There’s a famous Japanese lexeme: kenzen-ichinyo, which roughly translates to “oneness of the sword and Zen.” Famed samurai Musashi Miyamoto’s mentor and Zen priest Osho Takuan created the expression. It reflects the inherent relationship between the practice of the sword—its confrontation with life and death—and teachings within Zen Buddhism, such as freeing oneself from worldly thoughts. There’s nothing more difficult than remaining calm in life-and-death situations. Those who learn to confront challenges with a firm and unwavering spirit have the potential to become, at once, the most powerful and peaceful individuals among us.

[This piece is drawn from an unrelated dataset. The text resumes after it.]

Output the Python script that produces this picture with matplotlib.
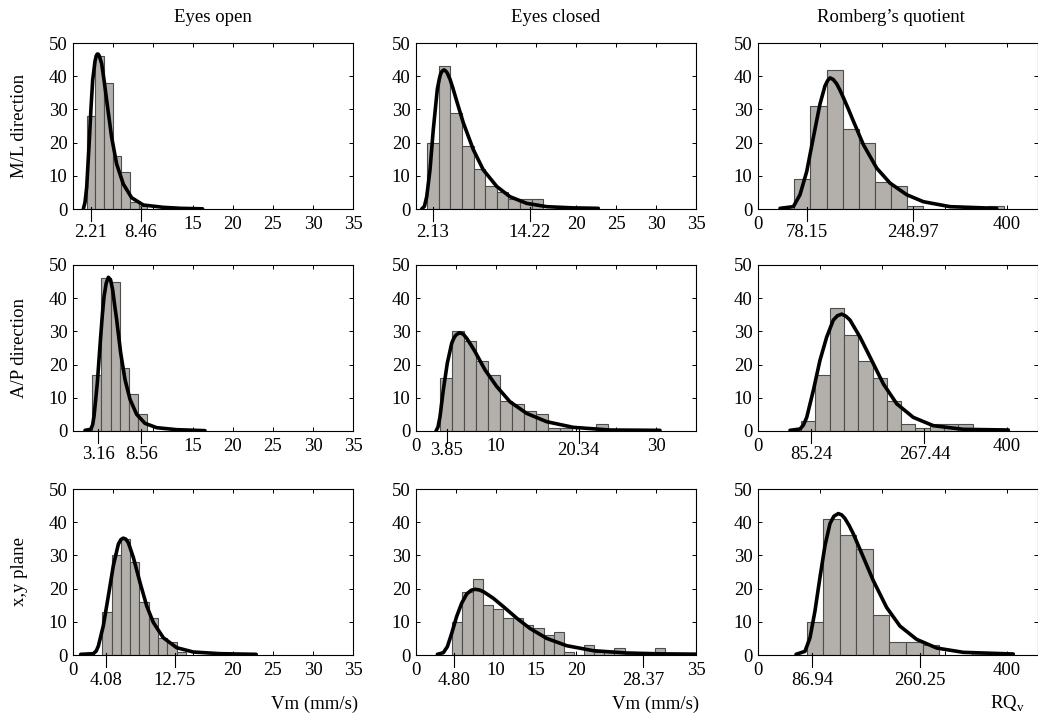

This is perhaps why modern businesspeople, exposed to fierce competition, turn to meditation for solutions. Yokohama has seen a recent boom in such practices; starting about 40 years ago, people have gathered for group meditations at Tokozenji, a temple in Kanazawa-Bunko, a nature-rich area in southern Yokohama just 15 minutes from Yokohama Station by train. The young assistant priest at this temple trained at Kyoto’s Kenninji and Kamakura’s Kenchoji, where he studied the Rinzai sect of Buddhism. A somewhat eccentric figure, he was originally drawn to international diplomacy, acquiring a masters degree in social sciences in the Netherlands before embarking on various global efforts to provide aid to developing countries. Zen traditions are alive and well in places like America, Germany and France, and Tokozenji is a foreigner-friendly temple which offers teachings in English as well as Japanese. It’s said that in Sanskrit, the word “temple” refers to a place where one goes to enlighten one’s soul. In a tumultuous and rapidly changing time, then, enlightenment is exactly what we need.
2-40-8 Kamariyaminami, Kanazawa-ku, Yokohama
Practice the beauty of form through kendo in Yokohama, the heart of the Meiji Restoration.
When it comes to kendo, a traditional Japanese martial art, images of bamboo swords (shinai) and other protective gear may come to mind. The beauty of form is very much inherent in age-old Japanese traditions, such as sadou (tea ceremony) and kadou (flower arrangement), all of which induce in people a deep sense of admiration. The expert mixing of tea within a tea ceremony, the astute stature of a swordsman beholding his sword—both actions require a level of spiritual discipline. Though many people admire kendo, those who actually try it out are few and far between. However, your dream may just come true in Yokohama, where you can experience, for the first time perhaps, the art of kendo. Yokohama, the site of the Meiji Restoration and one of Japan’s primary ports during this period, is home to many kendo schools (known as kendo-jo, or dojo for short). On top of that, the shinai swords here are particularly durable and technically advanced.
Take Shuubukan Keishin Dojo in Hinodecho, a lively city with a bustling culinary scene just five minutes from Yokohma by train. The dojo’s director, Keiko Hoshino, is a seventh-dan kendo instructor who won the Otsuhai tournament, a women’s kendo tournament held in honor of famed samurai Musashi Miyamoto, two years in a row. Technical achievement in kendo is measured by advancement in grade or rank, known as “dan.” Seventh-dan is the penultimate ranking, indicating extreme mastery in the sport. The dojo is committed to helping students reach a kendo dan, whether they be young beginners, and there are also many students who are just starting out in their 50s and 60s. Rather than fuss over competition results as if you’re in your schooldays, this dojo allows students to learn at their own pace, making it the perfect learning grounds for adults. The dojo is a true representation of what it means to train and master the art of kendo in Yokohama.